I wasn't able to reply earlier but here is another angle on the question that goes along with what Kalosyni wrote:
As I see it, the core of Epicurean philosophy that gives life to all the rest of it is the "worldview" of how the world operates without supernatural forces, how there is no life after death, and so on. Those are things that don't change no matter what circumstances you may be in.
The ethics, while it is what we use to make day to day decisions, is much more -- totally in fact -- contextual, and how to apply it is based on the circumstances you are in.
What I think waterholic is correctly noting is that social relationships have changed dramatically in 2000 years. The people we live right next door, even in the same building, are often not our closest friends or even known to us in many cases.
So when we talk about "the importance of friendship" it is natural that how we interact with the people who we consider to be our closest friends is going to be a lot different than the way people related in the past. The benefits we get from friendship may be the same, but the way we interact has changed dramatically.

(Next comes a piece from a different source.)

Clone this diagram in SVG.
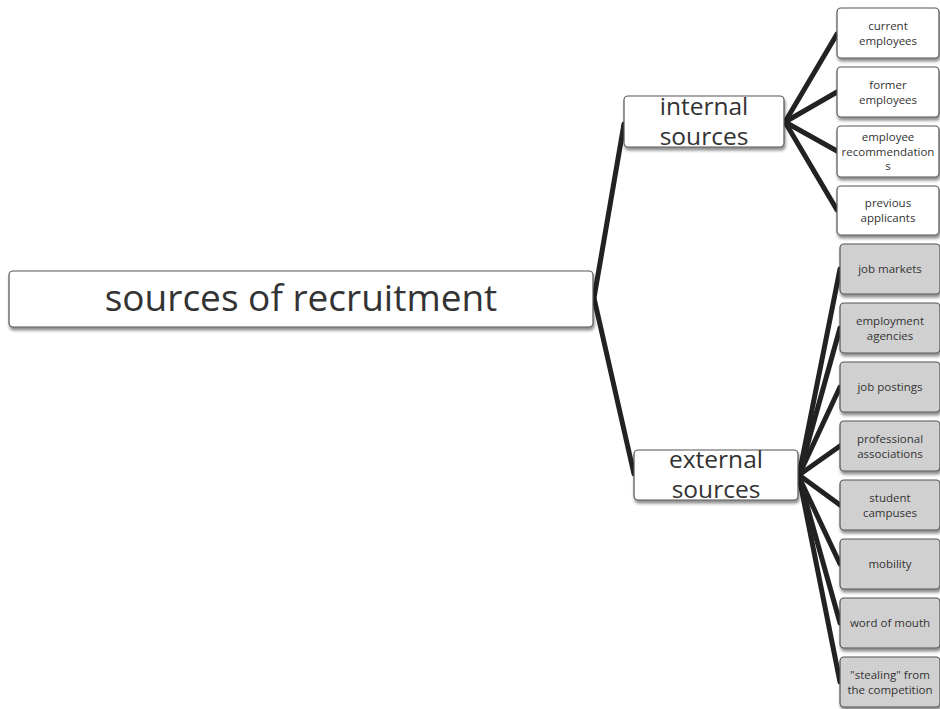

My point in this short post is that this should not be seen as a limitation of Epicurean philosophy as it is part of its flexibility -- the goal is PLEASURE - of which tranquility is hopefully a large part, but which we may have to dispense with for long periods if our circumstances require change.
So to echo Waterholic, how I choose and interact with my friends may be entirely different than the way it was done 20 years or 200 years or 2000 years ago. But the insight is Epicurus is that the goal is pleasure in a life that is all too short, and in which there are no divine gods or fate or ideal absolute virtues. If we start with that - which is the heart - then we can adapt Epicurus' suggestions as to how to live prudently to fit our own circumstances.